CCP's revival of My Fair Lady, which is faithful to the legacy of the musical, doesn't necessarily tread any new ground or establish any new idioms for exploring the relationship between Eliza Doolittle and London phoneticist Henry Higgins (played with aplomb and a certain starchy-British-upper-class charm by Playhouse favorite Jason Ross), but neither is it a slavish revival. Higgins attempts to win a bet with his linguist pal Colonel Pickering (Bill Frey is terrific in the role) that he can transform Eliza into a genuine lady. Certainly, Henry Higgins remains as self-absorbed and misogynistic as ever (making his eventual acceptance of his total adoration of Eliza all the more significant), but you can't help but be drawn to him, just as Eliza is, due to Ross' impish grace and surefooted confidence. Ross' second act "Hymn to Him" is wonderfully droll and "I've Grown Accustomed to Her Face," which often seems incongruous, is sweetly romantic.

Confident and lovely, Hackman's thoroughly enchanting and totally focused performance ensures the audience's complete investment in her character's gradual transformation from unkempt, gangly and unladylike street urchin into the smooth and sophisticated doppelganger of a woman of the most upper crust of British society.
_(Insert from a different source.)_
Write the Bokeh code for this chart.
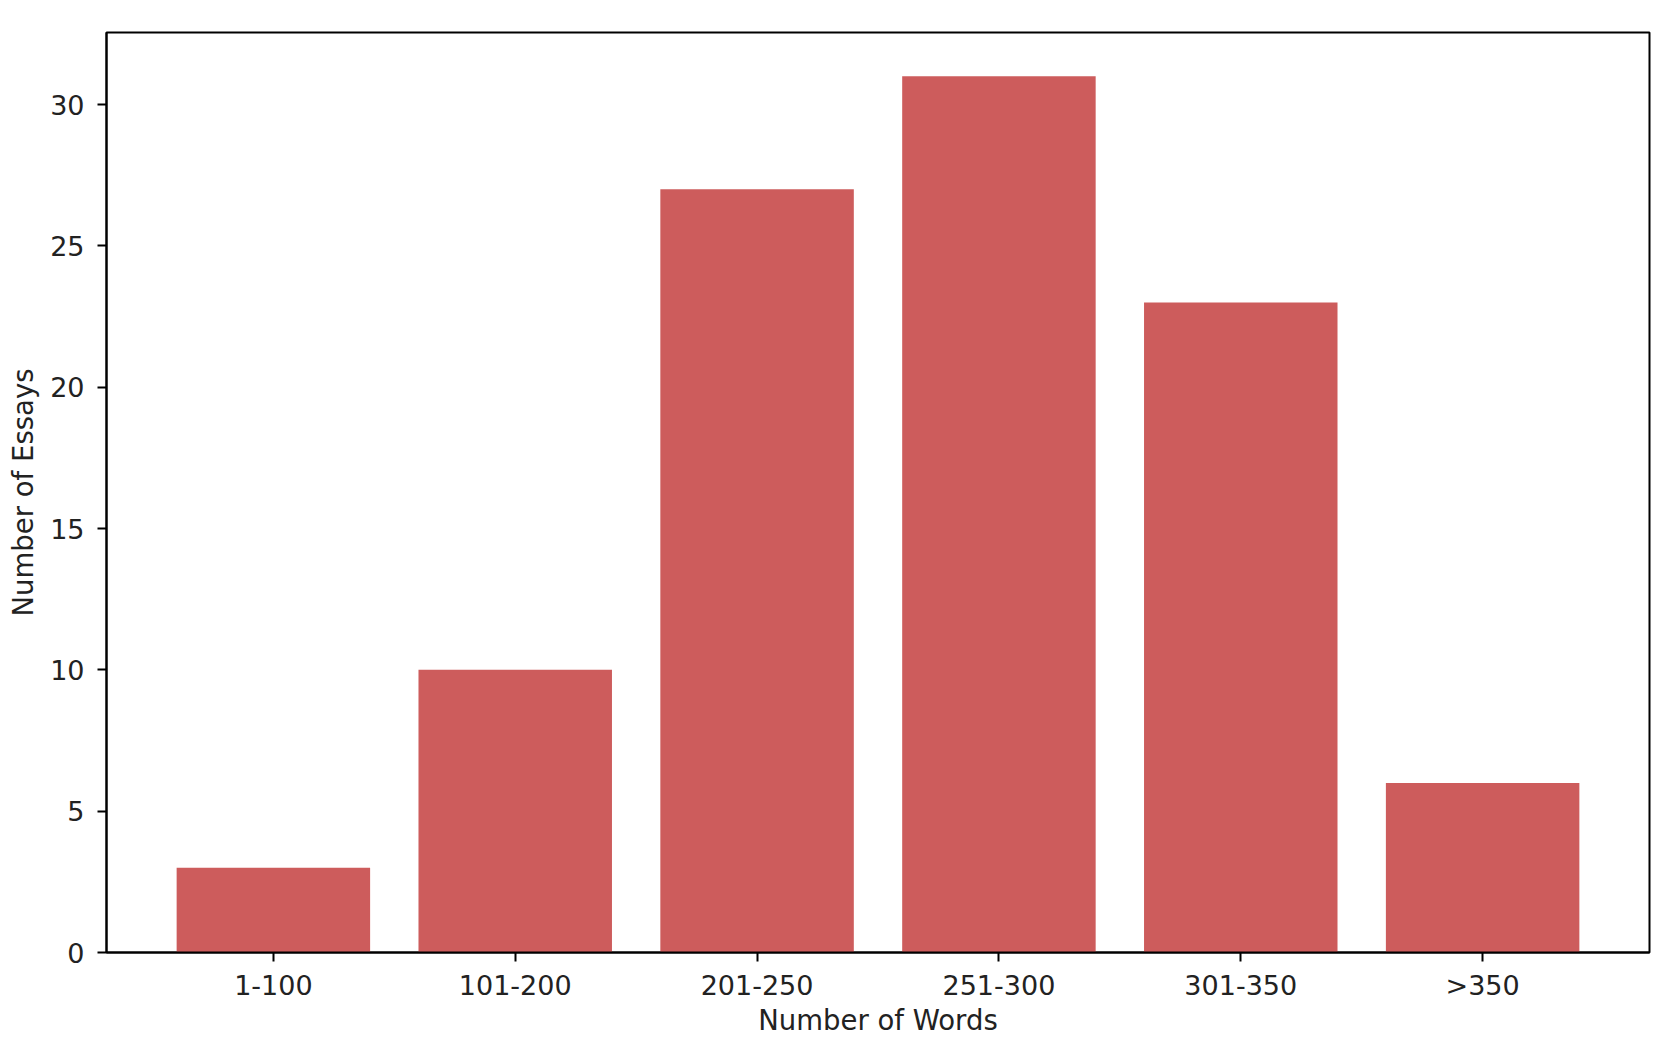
from bokeh.plotting import figure
from bokeh.models import ColumnDataSource, FixedTicker, Range1d
from bokeh.embed import file_html
from bokeh.resources import INLINE

categories = ["1-100", "101-200", "201-250", "251-300", "301-350", ">350"]
counts = [3, 10, 27, 31, 23, 6]
y_ticks = [0, 5, 10, 15, 20, 25, 30]

positions = list(range(len(categories)))
src = ColumnDataSource(dict(x=positions, top=counts, cat=categories))

p = figure(width=1655, height=1040, output_backend="svg", toolbar_location=None,
           x_range=Range1d(-0.69, len(categories) - 1 + 0.69),
           y_range=Range1d(0, max(counts) * 1.05),
           min_border_left=106, min_border_right=6, min_border_top=32, min_border_bottom=88)

p.vbar(x="x", top="top", width=0.8, bottom=0, source=src,
       fill_color="#CD5C5C", line_color=None)

p.xgrid.visible = False
p.ygrid.visible = False
p.outline_line_color = "black"
p.outline_line_width = 2
p.outline_line_alpha = 1

font = "DejaVu Sans"
for ax in (p.xaxis[0], p.yaxis[0]):
    ax.axis_line_color = "black"
    ax.axis_line_width = 2
    ax.major_tick_line_color = "black"
    ax.major_tick_line_width = 2
    ax.major_tick_out = 9
    ax.major_tick_in = 0
    ax.minor_tick_line_color = None
    ax.major_label_text_font = font
    ax.major_label_text_font_size = "27px"
    ax.major_label_text_color = "#222222"
    ax.axis_label_text_font = font
    ax.axis_label_text_font_size = "27.5px"
    ax.axis_label_text_font_style = "normal"
    ax.axis_label_text_color = "#222222"

p.xaxis[0].ticker = FixedTicker(ticks=positions)
p.xaxis[0].major_label_overrides = {i: c for i, c in zip(positions, categories)}
p.xaxis[0].axis_label = "Number of Words"
p.xaxis[0].major_label_standoff = 8
p.xaxis[0].axis_label_standoff = 0

p.yaxis[0].ticker = FixedTicker(ticks=y_ticks)
p.yaxis[0].axis_label = "Number of Essays"
p.yaxis[0].major_label_standoff = 13
p.yaxis[0].axis_label_standoff = 8

open("out.html", "w").write(file_html(p, INLINE))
Her performance of a showtune chestnut like "Wouldn't It Be Loverly" (performed with the Cockney quartet comprised of Daniel W. Black, Michael Ruff, Elliott Cunningham and Greg Pendzick) is appealingly fresh, while her "Just You Wait" and "Show Me" exemplify the spirited give-and-take between Eliza and Higgins, and the emotional and dramatic arc of her character.

Nicole Begue Hackman's handsome, real-life husband Nathaniel Hackman is cast as Eliza's well-heeled suitor Freddy Eynsford-Hill, and his performance of "On the Street Where You Live" is, without doubt, the show's musical highlight. Hackman has a gorgeous voice and his complete and utter control - and winning ways in his pursuit of Eliza - make Freddy all the more vital to the play's overall success.

As Alfred Doolittle, Eliza's ne'er-do-well father, Dennis Donald is a certain scene-stealer, commanding the stage with his renditions of "With A Little Bit of Luck" and "Get Me to the Church On Time."

Among the show's ensemble numbers, the most successful are "I Could Have Danced All Night," featuring Hackman, Carol Ervin (delightful as Higgins' housekeeper Mrs. Pearce), Lauren Marshall, Weslie Webster and Lindy Pendzick; and "The Ascot Gavotte," the wonderfully nuanced take on upper class manners and fashion in the Cecil Beaton vogue, which features the entire cast (including Patty Payne, who plays Mrs. Higgins with a biting wit and genteel carriage).